Deux cent grammes de CO2 au numéro
A contrario, selon la société spécialisée Ecograf, une publication régionale papier telle que la nôtre émettrait 200 grammes d’équivalent CO2 au numéro. Soit l’équivalent de l’envoi d’une dizaine d’emails… On se rappellera aussi qu’acheter un journal revient à alimenter un écosystème économique impliquant de nombreux emplois.
Selon Green IT, le collectif des experts de la sobriété numérique, la part du numérique dans les émissions de gaz représentait 4 % en 2019 et ce chiffre a probablement augmenté depuis, rappelle Louise Aubet, analyste chez Reisilio, une startup lausannoise spécialisée dans l’impact environnemental du numérique. «De plus, la fabrication des appareils numériques, très gourmands en énergie au quotidien, nécessite beaucoup de minerais rares», rappelle Thomas Jacobsen, porte-parole chez Infomaniak.
En résumé, le match opposant le papier au numérique est bien plus serré qu’il n’y paraît. Quand certains préfèrent l’un ou l’autre, la plupart estime que le bilan écologique global est peu ou prou le même.
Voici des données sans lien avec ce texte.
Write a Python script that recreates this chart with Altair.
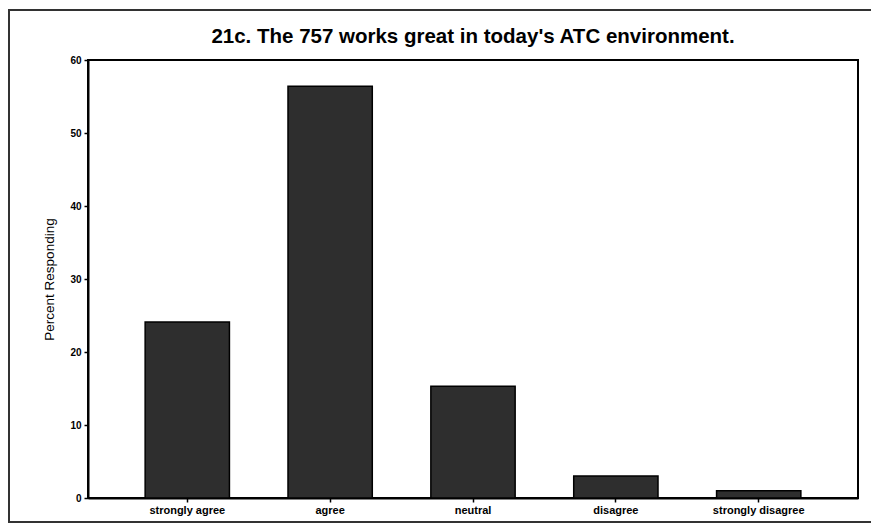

Exemplaire… mais minoritaire
Infomaniak, fournisseur cloud suisse spécialisé dans l’hébergement web et le développement d’outils de productivité en ligne, est souvent cité en exemple pour ses efforts précurseurs en matière de numérique responsable. «On fait en sorte que nos serveurs, répartis sur trois data centers dans le canton de Genève, aient une durée de vie de 15 ans, car l’achat de serveurs est ce qui émet le plus de CO₂ chez Infomaniak. De plus, ils fonctionnent à l’énergie hydraulique et solaire donc renouvelable. Depuis 2013, Infomaniak ne refroidit plus ses infrastructures avec de la climatisation et notre nouveau data center va plus loin et revalorisera 100% de l’énergie consommée pour chauffer jusqu’à 6 000 ménages», résume Thomas Jacobsen. Mais le porte-parole d’Infomaniak rappelle que ces louables efforts ne sont de loin pas la norme! La grosse majorité des serveurs mondiaux sont alimentés avec de l’énergie fossile, situés dans des locaux climatisés à 100 % et la chaleur qui y est produite part directement dans l’atmosphère. «Le numérique n’est donc pas aussi vertueux qu’on veut bien le croire», conclut le spécialiste.